Peter Dixon is a member of the Royal College of Chiropractors Pain Faculty, which focuses on the ongoing research and discussion of arthritic and chronic pain.
The shoulder is a relatively unstable joint and relies on the surrounding soft tissues to support its shallow ball and socket joint. It is the most mobile joint in the body and it is this characteristic which makes the shoulder prone to injury. Due to the flexibility within the joint, the muscles surrounding it provide the majority of the stability to the joint. Dysfunction within the joints of the spine affects the control our muscles have, meaning spontaneous injuries and repetitive strain injuries can often be helped and prevented by ensuring the spine is moving well and is well aligned.

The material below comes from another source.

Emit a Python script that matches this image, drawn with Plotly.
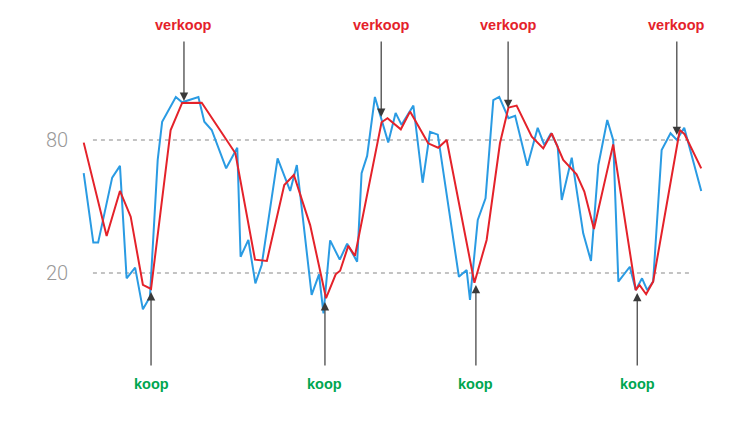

Another condition, which commonly occurs in middle age, is frozen shoulder, or adhesive capsulitis. Chronic inflammation within the joint leads to the formation of scar tissue within the shoulder capsule, which limits the movement of the shoulder.
Alongside chiropractic adjustments, soft tissue therapies applied to the shoulder muscles, with shoulder joint mobilisations may be appropriate to further speed up recovery. Your chiropractor may do these, or they may feel that a referral to one of our physiotherapists is more appropriate.
The two most common elbow complaints are known as ‘Tennis elbow’ and ‘Golfers elbow’. Pain in the elbow does not however have to be as a result of playing one of these sports. These terms are used due to the repetitive motion of these sports, which overloads the muscles and tendon, which inserts onto the bones making up the elbow. Elbow pain can also be as a result of “referred pain” from the neck or shoulder.
Chiropractic treatment including manipulation, mobilisation and soft tissue work has been proven to help reduce the effects of shoulder and elbow pain and increase shoulder range of motion.